**Task brief:**
Below are the records; reproduce all of them exactly but without any images.

** begin **

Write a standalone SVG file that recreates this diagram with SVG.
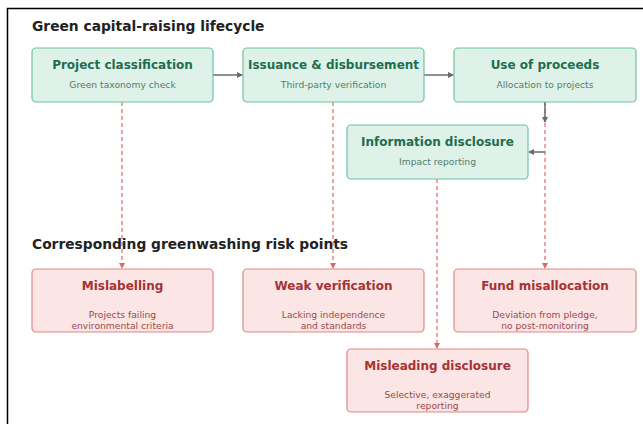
<svg xmlns="http://www.w3.org/2000/svg" width="643" height="424" viewBox="0 0 643 424">
<style>
.frame{fill:#fff;stroke:#000;stroke-width:1.5}
.h{font-family:"DejaVu Sans",sans-serif;font-weight:bold;font-size:13.8px;fill:#222}
.g rect{fill:#dff2ea;stroke:#6dc3a0;stroke-width:1.2}
.r rect{fill:#fbe5e5;stroke:#e08787;stroke-width:1.2}
.t{font-family:"DejaVu Sans",sans-serif;font-weight:bold;font-size:12px;text-anchor:middle}
.s{font-family:"DejaVu Sans",sans-serif;font-size:9.2px;text-anchor:middle}
.g .t{fill:#1d6e4e}
.g .s{fill:#4f7e6b}
.r .t{fill:#a83232}
.r .s{fill:#a04848}
.flow{fill:none;stroke:#6b6b6b;stroke-width:1.5}
.risk{fill:none;stroke:#e06a6a;stroke-width:1.2;stroke-dasharray:4 3}
</style>
<defs>
<marker id="ag" markerWidth="6" markerHeight="6" refX="5" refY="3" orient="auto" markerUnits="userSpaceOnUse"><path d="M0,0 L6,3 L0,6 Z" fill="#6b6b6b"/></marker>
<marker id="ar" markerWidth="6" markerHeight="6" refX="5" refY="3" orient="auto" markerUnits="userSpaceOnUse"><path d="M0,0 L6,3 L0,6 Z" fill="#e06a6a"/></marker>
</defs>
<rect class="frame" x="7.5" y="8.5" width="700" height="500"/>
<text class="h" x="32" y="31">Green capital-raising lifecycle</text>
<text class="h" x="32" y="249">Corresponding greenwashing risk points</text>
<g id="connectors">
<path class="risk" d="M122,102 V268" marker-end="url(#ar)"/>
<path class="risk" d="M333,102 V268" marker-end="url(#ar)"/>
<path class="risk" d="M545,102 V268" marker-end="url(#ar)"/>
<path class="risk" d="M437,179 V348" marker-end="url(#ar)"/>
<path class="flow" d="M213,75 H242" marker-end="url(#ag)"/>
<path class="flow" d="M424,75 H453" marker-end="url(#ag)"/>
<path class="flow" d="M545,102 V122" marker-end="url(#ag)"/>
<path class="flow" d="M545,152 H529" marker-end="url(#ag)"/>
</g>
<g id="project-classification" class="g"><rect x="32" y="48" width="181" height="54" rx="4"/><text class="t" x="122.5" y="69">Project classification</text><text class="s" x="122.5" y="88">Green taxonomy check</text></g>
<g id="issuance" class="g"><rect x="243" y="48" width="181" height="54" rx="4"/><text class="t" x="333.5" y="69">Issuance &amp; disbursement</text><text class="s" x="333.5" y="88">Third-party verification</text></g>
<g id="use-of-proceeds" class="g"><rect x="454" y="48" width="182" height="54" rx="4"/><text class="t" x="545" y="69">Use of proceeds</text><text class="s" x="545" y="88">Allocation to projects</text></g>
<g id="information-disclosure" class="g"><rect x="347" y="125" width="181" height="54" rx="4"/><text class="t" x="437.5" y="146">Information disclosure</text><text class="s" x="437.5" y="165">Impact reporting</text></g>
<g id="mislabelling" class="r"><rect x="32" y="269" width="181" height="63" rx="4"/><text class="t" x="122.5" y="290">Mislabelling</text><text class="s" x="122.5" y="318">Projects failing</text><text class="s" x="122.5" y="329">environmental criteria</text></g>
<g id="weak-verification" class="r"><rect x="243" y="269" width="181" height="63" rx="4"/><text class="t" x="333.5" y="290">Weak verification</text><text class="s" x="333.5" y="318">Lacking independence</text><text class="s" x="333.5" y="329">and standards</text></g>
<g id="fund-misallocation" class="r"><rect x="454" y="269" width="182" height="63" rx="4"/><text class="t" x="545" y="290">Fund misallocation</text><text class="s" x="545" y="318">Deviation from pledge,</text><text class="s" x="545" y="329">no post-monitoring</text></g>
<g id="misleading-disclosure" class="r"><rect x="347" y="349" width="181" height="63" rx="4"/><text class="t" x="437.5" y="370">Misleading disclosure</text><text class="s" x="437.5" y="398">Selective, exaggerated</text><text class="s" x="437.5" y="409">reporting</text></g>
</svg>
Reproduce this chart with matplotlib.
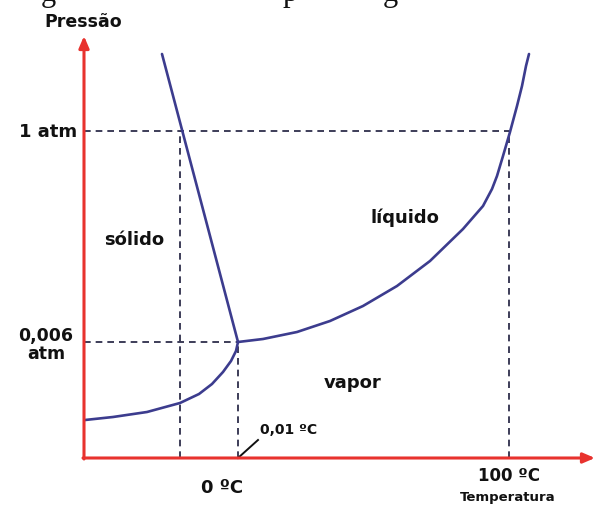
import matplotlib
matplotlib.use('Agg')
import matplotlib.pyplot as plt

# diagram units: x = temperature axis position, y = pressure axis position
sub_x = [1, 29, 63, 96, 115, 128, 139, 147, 152, 154]
sub_y = [38, 41, 46, 55, 64, 74, 86, 97, 107, 116]

vap_x = [154, 179, 213, 246, 279, 313, 346, 379, 399, 408, 413, 419, 426, 433, 438, 442, 445]
vap_y = [116, 119, 126, 137, 152, 172, 197, 229, 252, 269, 282, 302, 326, 352, 372, 392, 404]

fus_x = [154, 78]
fus_y = [116, 404]

triple = (154, 116)
p_1atm = 327
t_0c = 96
t_100c = 425

blue = '#3c3c8e'
red = '#e8322e'
dash = '#1c1c3c'

fig = plt.figure(figsize=(5.95, 5.10), dpi=100)
ax = fig.add_axes([0, 0, 1, 1])
ax.set_xlim(-84, 511)
ax.set_ylim(-51, 459)
ax.axis('off')

# guide lines
kw = dict(color=dash, lw=1.2, ls=(0, (4, 3)), zorder=1)
ax.plot([0, t_100c], [p_1atm, p_1atm], **kw)
ax.plot([t_100c, t_100c], [0, p_1atm], **kw)
ax.plot([t_0c, t_0c], [0, p_1atm], **kw)
ax.plot([0, triple[0]], [triple[1], triple[1]], **kw)
ax.plot([triple[0], triple[0]], [0, triple[1]], **kw)

# phase boundaries
line = dict(color=blue, lw=1.9, solid_capstyle='round', solid_joinstyle='round', zorder=3)
ax.plot(sub_x, sub_y, **line)
ax.plot(vap_x, vap_y, **line)
ax.plot(fus_x, fus_y, **line)

# axes arrows
arr = dict(arrowstyle='-|>,head_length=0.7,head_width=0.3', color=red, lw=2.2,
           shrinkA=0, shrinkB=0)
ax.annotate('', xy=(0, 422), xytext=(0, -1), arrowprops=arr, zorder=4)
ax.annotate('', xy=(511, 0), xytext=(-1, 0), arrowprops=arr, zorder=4)

bold = dict(fontweight='bold', family='DejaVu Sans', color='#111111')
ax.text(-1, 437, 'Pressão', ha='center', va='center', fontsize=12.5, **bold)
ax.text(-7, p_1atm, '1 atm', ha='right', va='center', fontsize=13, **bold)
ax.text(-38, 114, '0,006\natm', ha='center', va='center', fontsize=12.5,
        linespacing=1.05, **bold)
ax.text(50, 219, 'sólido', ha='center', va='center', fontsize=13, **bold)
ax.text(321, 241, 'líquido', ha='center', va='center', fontsize=13, **bold)
ax.text(269, 76, 'vapor', ha='center', va='center', fontsize=13, **bold)
ax.text(176, 29, '0,01 ºC', ha='left', va='center', fontsize=10, **bold)
ax.plot([triple[0], 174], [0, 18], color='#111111', lw=1.4, zorder=2)
ax.text(138, -29, '0 ºC', ha='center', va='center', fontsize=13, **bold)
ax.text(425, -17, '100 ºC', ha='center', va='center', fontsize=12, **bold)
ax.text(424, -39, 'Temperatura', ha='center', va='center', fontsize=9.5, **bold)

# cut-off caption remnants at the top edge
for gx, ch in [(-36, 'g'), (206, 'p'), (306, 'g')]:
    ax.text(gx, 458.5, ch, ha='center', va='baseline', fontsize=22,
            family='Liberation Serif', color='#111111')

fig.savefig('out.png', dpi=100)
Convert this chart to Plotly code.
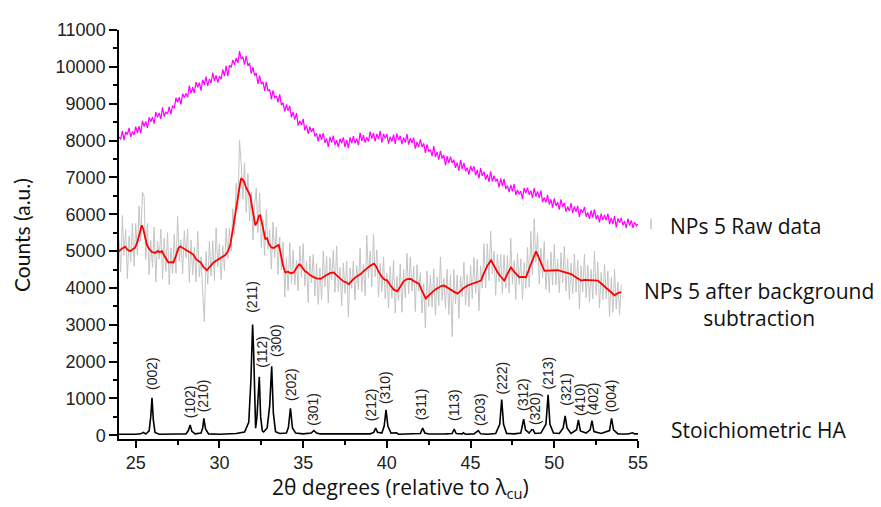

** end **

**Completed task:**
Write a standalone SVG file that recreates this diagram with SVG.
<svg xmlns="http://www.w3.org/2000/svg" width="643" height="424" viewBox="0 0 643 424">
<style>
.frame{fill:#fff;stroke:#000;stroke-width:1.5}
.h{font-family:"DejaVu Sans",sans-serif;font-weight:bold;font-size:13.8px;fill:#222}
.g rect{fill:#dff2ea;stroke:#6dc3a0;stroke-width:1.2}
.r rect{fill:#fbe5e5;stroke:#e08787;stroke-width:1.2}
.t{font-family:"DejaVu Sans",sans-serif;font-weight:bold;font-size:12px;text-anchor:middle}
.s{font-family:"DejaVu Sans",sans-serif;font-size:9.2px;text-anchor:middle}
.g .t{fill:#1d6e4e}
.g .s{fill:#4f7e6b}
.r .t{fill:#a83232}
.r .s{fill:#a04848}
.flow{fill:none;stroke:#6b6b6b;stroke-width:1.5}
.risk{fill:none;stroke:#e06a6a;stroke-width:1.2;stroke-dasharray:4 3}
</style>
<defs>
<marker id="ag" markerWidth="6" markerHeight="6" refX="5" refY="3" orient="auto" markerUnits="userSpaceOnUse"><path d="M0,0 L6,3 L0,6 Z" fill="#6b6b6b"/></marker>
<marker id="ar" markerWidth="6" markerHeight="6" refX="5" refY="3" orient="auto" markerUnits="userSpaceOnUse"><path d="M0,0 L6,3 L0,6 Z" fill="#e06a6a"/></marker>
</defs>
<rect class="frame" x="7.5" y="8.5" width="700" height="500"/>
<text class="h" x="32" y="31">Green capital-raising lifecycle</text>
<text class="h" x="32" y="249">Corresponding greenwashing risk points</text>
<g id="connectors">
<path class="risk" d="M122,102 V268" marker-end="url(#ar)"/>
<path class="risk" d="M333,102 V268" marker-end="url(#ar)"/>
<path class="risk" d="M545,102 V268" marker-end="url(#ar)"/>
<path class="risk" d="M437,179 V348" marker-end="url(#ar)"/>
<path class="flow" d="M213,75 H242" marker-end="url(#ag)"/>
<path class="flow" d="M424,75 H453" marker-end="url(#ag)"/>
<path class="flow" d="M545,102 V122" marker-end="url(#ag)"/>
<path class="flow" d="M545,152 H529" marker-end="url(#ag)"/>
</g>
<g id="project-classification" class="g"><rect x="32" y="48" width="181" height="54" rx="4"/><text class="t" x="122.5" y="69">Project classification</text><text class="s" x="122.5" y="88">Green taxonomy check</text></g>
<g id="issuance" class="g"><rect x="243" y="48" width="181" height="54" rx="4"/><text class="t" x="333.5" y="69">Issuance &amp; disbursement</text><text class="s" x="333.5" y="88">Third-party verification</text></g>
<g id="use-of-proceeds" class="g"><rect x="454" y="48" width="182" height="54" rx="4"/><text class="t" x="545" y="69">Use of proceeds</text><text class="s" x="545" y="88">Allocation to projects</text></g>
<g id="information-disclosure" class="g"><rect x="347" y="125" width="181" height="54" rx="4"/><text class="t" x="437.5" y="146">Information disclosure</text><text class="s" x="437.5" y="165">Impact reporting</text></g>
<g id="mislabelling" class="r"><rect x="32" y="269" width="181" height="63" rx="4"/><text class="t" x="122.5" y="290">Mislabelling</text><text class="s" x="122.5" y="318">Projects failing</text><text class="s" x="122.5" y="329">environmental criteria</text></g>
<g id="weak-verification" class="r"><rect x="243" y="269" width="181" height="63" rx="4"/><text class="t" x="333.5" y="290">Weak verification</text><text class="s" x="333.5" y="318">Lacking independence</text><text class="s" x="333.5" y="329">and standards</text></g>
<g id="fund-misallocation" class="r"><rect x="454" y="269" width="182" height="63" rx="4"/><text class="t" x="545" y="290">Fund misallocation</text><text class="s" x="545" y="318">Deviation from pledge,</text><text class="s" x="545" y="329">no post-monitoring</text></g>
<g id="misleading-disclosure" class="r"><rect x="347" y="349" width="181" height="63" rx="4"/><text class="t" x="437.5" y="370">Misleading disclosure</text><text class="s" x="437.5" y="398">Selective, exaggerated</text><text class="s" x="437.5" y="409">reporting</text></g>
</svg>
Reproduce this chart with matplotlib.
import matplotlib
matplotlib.use('Agg')
import matplotlib.pyplot as plt

# diagram units: x = temperature axis position, y = pressure axis position
sub_x = [1, 29, 63, 96, 115, 128, 139, 147, 152, 154]
sub_y = [38, 41, 46, 55, 64, 74, 86, 97, 107, 116]

vap_x = [154, 179, 213, 246, 279, 313, 346, 379, 399, 408, 413, 419, 426, 433, 438, 442, 445]
vap_y = [116, 119, 126, 137, 152, 172, 197, 229, 252, 269, 282, 302, 326, 352, 372, 392, 404]

fus_x = [154, 78]
fus_y = [116, 404]

triple = (154, 116)
p_1atm = 327
t_0c = 96
t_100c = 425

blue = '#3c3c8e'
red = '#e8322e'
dash = '#1c1c3c'

fig = plt.figure(figsize=(5.95, 5.10), dpi=100)
ax = fig.add_axes([0, 0, 1, 1])
ax.set_xlim(-84, 511)
ax.set_ylim(-51, 459)
ax.axis('off')

# guide lines
kw = dict(color=dash, lw=1.2, ls=(0, (4, 3)), zorder=1)
ax.plot([0, t_100c], [p_1atm, p_1atm], **kw)
ax.plot([t_100c, t_100c], [0, p_1atm], **kw)
ax.plot([t_0c, t_0c], [0, p_1atm], **kw)
ax.plot([0, triple[0]], [triple[1], triple[1]], **kw)
ax.plot([triple[0], triple[0]], [0, triple[1]], **kw)

# phase boundaries
line = dict(color=blue, lw=1.9, solid_capstyle='round', solid_joinstyle='round', zorder=3)
ax.plot(sub_x, sub_y, **line)
ax.plot(vap_x, vap_y, **line)
ax.plot(fus_x, fus_y, **line)

# axes arrows
arr = dict(arrowstyle='-|>,head_length=0.7,head_width=0.3', color=red, lw=2.2,
           shrinkA=0, shrinkB=0)
ax.annotate('', xy=(0, 422), xytext=(0, -1), arrowprops=arr, zorder=4)
ax.annotate('', xy=(511, 0), xytext=(-1, 0), arrowprops=arr, zorder=4)

bold = dict(fontweight='bold', family='DejaVu Sans', color='#111111')
ax.text(-1, 437, 'Pressão', ha='center', va='center', fontsize=12.5, **bold)
ax.text(-7, p_1atm, '1 atm', ha='right', va='center', fontsize=13, **bold)
ax.text(-38, 114, '0,006\natm', ha='center', va='center', fontsize=12.5,
        linespacing=1.05, **bold)
ax.text(50, 219, 'sólido', ha='center', va='center', fontsize=13, **bold)
ax.text(321, 241, 'líquido', ha='center', va='center', fontsize=13, **bold)
ax.text(269, 76, 'vapor', ha='center', va='center', fontsize=13, **bold)
ax.text(176, 29, '0,01 ºC', ha='left', va='center', fontsize=10, **bold)
ax.plot([triple[0], 174], [0, 18], color='#111111', lw=1.4, zorder=2)
ax.text(138, -29, '0 ºC', ha='center', va='center', fontsize=13, **bold)
ax.text(425, -17, '100 ºC', ha='center', va='center', fontsize=12, **bold)
ax.text(424, -39, 'Temperatura', ha='center', va='center', fontsize=9.5, **bold)

# cut-off caption remnants at the top edge
for gx, ch in [(-36, 'g'), (206, 'p'), (306, 'g')]:
    ax.text(gx, 458.5, ch, ha='center', va='baseline', fontsize=22,
            family='Liberation Serif', color='#111111')

fig.savefig('out.png', dpi=100)
Convert this chart to Plotly code.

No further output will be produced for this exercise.